Ma Renzi rilancia: cento punti
Il problema di Bersani è che la convention della Leopolda, che il segretario ha cercato di arginare bollandola come roba vecchia, da qualche giorno impazza sui giornali e da ieri anche su Internet, dove sono on-line, sul sito www.leopolda2011.it, le 100 proposte emerse dal Big Bang che si è svolto a Firenze. Il documento è diviso in cinque temi: riformare la politica e le istituzioni; far tornare i conti per rilanciare la crescita; green, digital, cultura e territorio; dare un futuro a tutti; per una società solida e solidale. I rottamatori propongono, tra l’altro, la riforma delle pensioni, quella degli ordini professionali, la liberalizzazione dei servizi pubblici locali, il superamento del precariato tramite l’introduzione del contratto unico a tutele progressive. E ancora, il superamento del “Porcellum”, l’introduzione dei costi standard per le Regioni, l’abolizione delle Province. Sul fronte economico, i100 punti della Leopolda prevedono anche di portare il rapporto debito/Pil al 100% in 3 anni, ridurre l’aliquota Ires per le imprese, liberalizzare le assicurazioni su infortuni e malattie. Per i giovani, il documento ipotizza, oltre agli “affitti di emancipazione”, l’introduzione di contratti di lavoro per gli studenti universitari, il diritto di voto a 16 anni, l’abolizione del valore legale del titolo di studio, l’Ebook per tutti. E poi, incentivi per le rinnovabili, internet, investimenti di almeno l’1% del Pil in cultura. Ed ancora, l’introduzione del quoziente familiare, la regolamentazione dei diritti civili, l’aumento degli asili nido, l’adozione dello “ius soli”, il permesso veloce per gli immigrati regolari, la tassazione del 5 per mille sulle transazioni finanziarie per finanziare il no profit.
Infine, un punto controverso è dedicato alla cosiddetta «amnistia condizionata» per i corrotti con il rispetto di cinque punti: «ammissione della colpa, indicazione di tutti i complici, restituzione del maltolto, impegno a non fare più politica. In caso di nuovo reato – si legge nel documento – la pena si somma a quella del reato oggetto dell’amnistia».

Le ironie del Pdl
«Credo che tutti abbiano il diritto di manifestare, ma a nome di chi parlerà, Bersani?», si chiede il capogruppo del Pdl al Senato Maurizio Gasparri, ieri intervistato da Radio Radicale sul confronto interno al Pd e sulla prossima iniziativa del segretario, fissata per sabato 5 novembre. «Ichino sul lavoro – ha osservato Gasparri – propone norme che non piacciono al partito e alla Cgil. Quanto a Renzi, ha ragione Bersani, visto che sembra un piccolo demagogo che ricicla idee degli anni 80. Un grande fratellino della politica, la demagogia portata alle estreme conseguenze». «La verità – sostiene Gasparri – è che Bersani non parla a nome di nessuno, a partire dalla sinistra che gli si rivolta contro».
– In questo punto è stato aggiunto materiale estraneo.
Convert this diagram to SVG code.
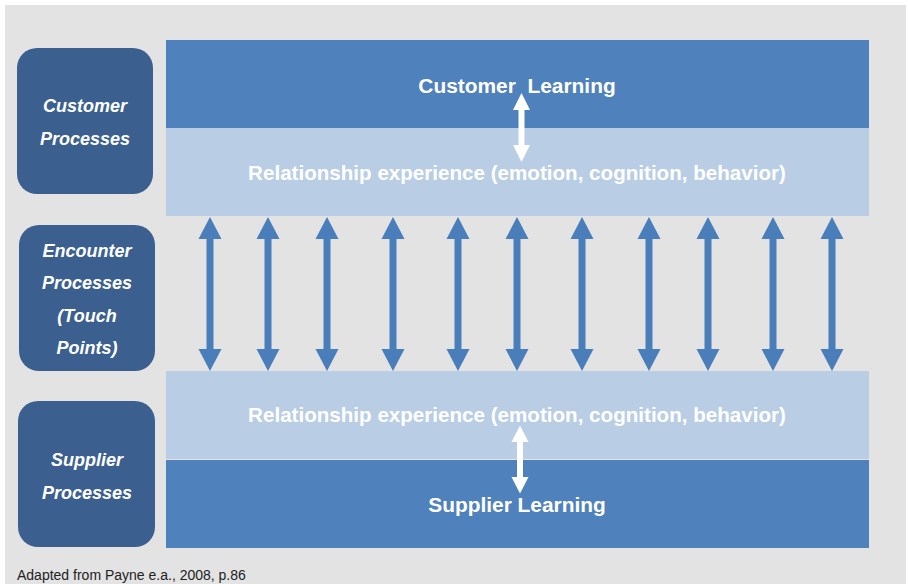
<svg xmlns="http://www.w3.org/2000/svg" width="908" height="584" viewBox="0 0 908 584">
<defs>
<style>
.box{fill:#3b6090;}
.dark{fill:#4f81bd;}
.light{fill:#b9cde5;}
.blbl{font-family:"Liberation Sans",Arial,sans-serif;font-weight:bold;font-style:italic;font-size:18px;fill:#ffffff;text-anchor:middle;}
.band{font-family:"Liberation Sans",Arial,sans-serif;font-weight:bold;font-size:20.6px;fill:#ffffff;text-anchor:middle;}
.learn{font-size:20.9px;}
.arr{fill:#4a7ebb;}
.warr{fill:#ffffff;}
</style>
<path id="ba" d="M0,0 L11.5,22 L3.5,22 L3.5,132 L11.5,132 L0,154 L-11.5,132 L-3.5,132 L-3.5,22 L-11.5,22 Z"/>
</defs>
<rect x="0" y="0" width="908" height="584" fill="#ffffff"/>
<rect x="5" y="5" width="901" height="579" fill="#e3e3e3"/>

<g id="customer-learning">
<rect class="dark" x="166" y="40" width="703" height="88"/>
<text class="band learn" x="517" y="92.5" xml:space="preserve">Customer  Learning</text>
</g>
<g id="customer-experience">
<rect class="light" x="166" y="128" width="703" height="88"/>
<text class="band" x="517" y="180">Relationship experience (emotion, cognition, behavior)</text>
</g>
<g id="supplier-experience">
<rect class="light" x="166" y="371" width="703" height="88"/>
<text class="band" x="517" y="422">Relationship experience (emotion, cognition, behavior)</text>
</g>
<g id="supplier-learning">
<rect class="dark" x="166" y="460" width="703" height="88"/>
<text class="band learn" x="517" y="512">Supplier Learning</text>
</g>

<g id="customer-processes">
<rect class="box" x="17" y="48" width="136" height="146" rx="20"/>
<text class="blbl" x="85" y="112">Customer</text>
<text class="blbl" x="85" y="145">Processes</text>
</g>
<g id="encounter-processes">
<rect class="box" x="19" y="225" width="136" height="146" rx="20"/>
<text class="blbl" x="87" y="257">Encounter</text>
<text class="blbl" x="87" y="289">Processes</text>
<text class="blbl" x="87" y="322">(Touch</text>
<text class="blbl" x="87" y="354">Points)</text>
</g>
<g id="supplier-processes">
<rect class="box" x="18" y="401" width="137" height="146" rx="20"/>
<text class="blbl" x="87" y="466">Supplier</text>
<text class="blbl" x="87" y="499">Processes</text>
</g>

<g id="connectors">
<use href="#ba" class="arr" transform="translate(210,217)"/>
<use href="#ba" class="arr" transform="translate(268,217)"/>
<use href="#ba" class="arr" transform="translate(327,217)"/>
<use href="#ba" class="arr" transform="translate(393,217)"/>
<use href="#ba" class="arr" transform="translate(458,217)"/>
<use href="#ba" class="arr" transform="translate(517,217)"/>
<use href="#ba" class="arr" transform="translate(582,217)"/>
<use href="#ba" class="arr" transform="translate(649,217)"/>
<use href="#ba" class="arr" transform="translate(708,217)"/>
<use href="#ba" class="arr" transform="translate(773,217)"/>
<use href="#ba" class="arr" transform="translate(832,217)"/>
<path class="warr" d="M521.5,93 L530,110 L524.5,110 L524.5,145 L530,145 L521.5,162 L513,145 L518.5,145 L518.5,110 L513,110 Z"/>
<path class="warr" d="M520,425.5 L528.5,442 L523,442 L523,477 L528.5,477 L520,493.5 L511.5,477 L517,477 L517,442 L511.5,442 Z"/>
</g>

<text x="17" y="580" font-family="Liberation Sans,Arial,sans-serif" font-size="14" fill="#222222">Adapted from Payne e.a., 2008, p.86</text>
</svg>
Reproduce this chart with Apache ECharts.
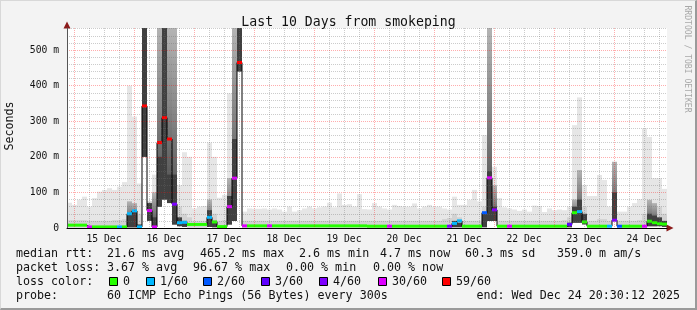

L’ultima grana del Pd: Casini
Nel già tempestoso dibattito in atto nel Pd, ci mancavano solo i veltroniani, quelli che ieri, con Goffredo Bettini, hanno proposto a Bersani, Vendola e Di Pietro di non candidarsi alle primarie. «Non si tratta solo di far compiere un passo indietro ai leader attuali, si tratta di incoraggiarli a compiere due passi avanti, per fare, in uno slancio di generosità, la cosa più giusta ora, per vincere, unire e per governare la prossima legislatura», ha spiegato al Corriere della Sera l’ex coordinatore del Pd Goffredo Bettini, indicando poi in Pier Ferdinando Casini il nome giusto per «un compromesso siglato alla luce del sole tra democratici e moderati». A «certe condizioni», ossia «per una legislatura limitata nelle cose da fare e per percorrere solo un tratto di cammino comune», Bettini sottolinea che «se ci fosse un’intesa e se questo fosse decisivo per realizzare l’aggregazione auspicata» non avrebbe «pregiudiziali» di fronte all’idea «di valutare la disponibilità di una personalità come Casini, un uomo che in tempi non sospetti ha rotto con il berlusconismo, dimostrando coraggio, misura e buonsenso». Parole destinate a irritare ancora di più il segretario del Pd, che ormai vede spettri ovunque, anche tra le fila di chi, apparentemente, sostiene di essere al suo fianco contro i “rottamatori”.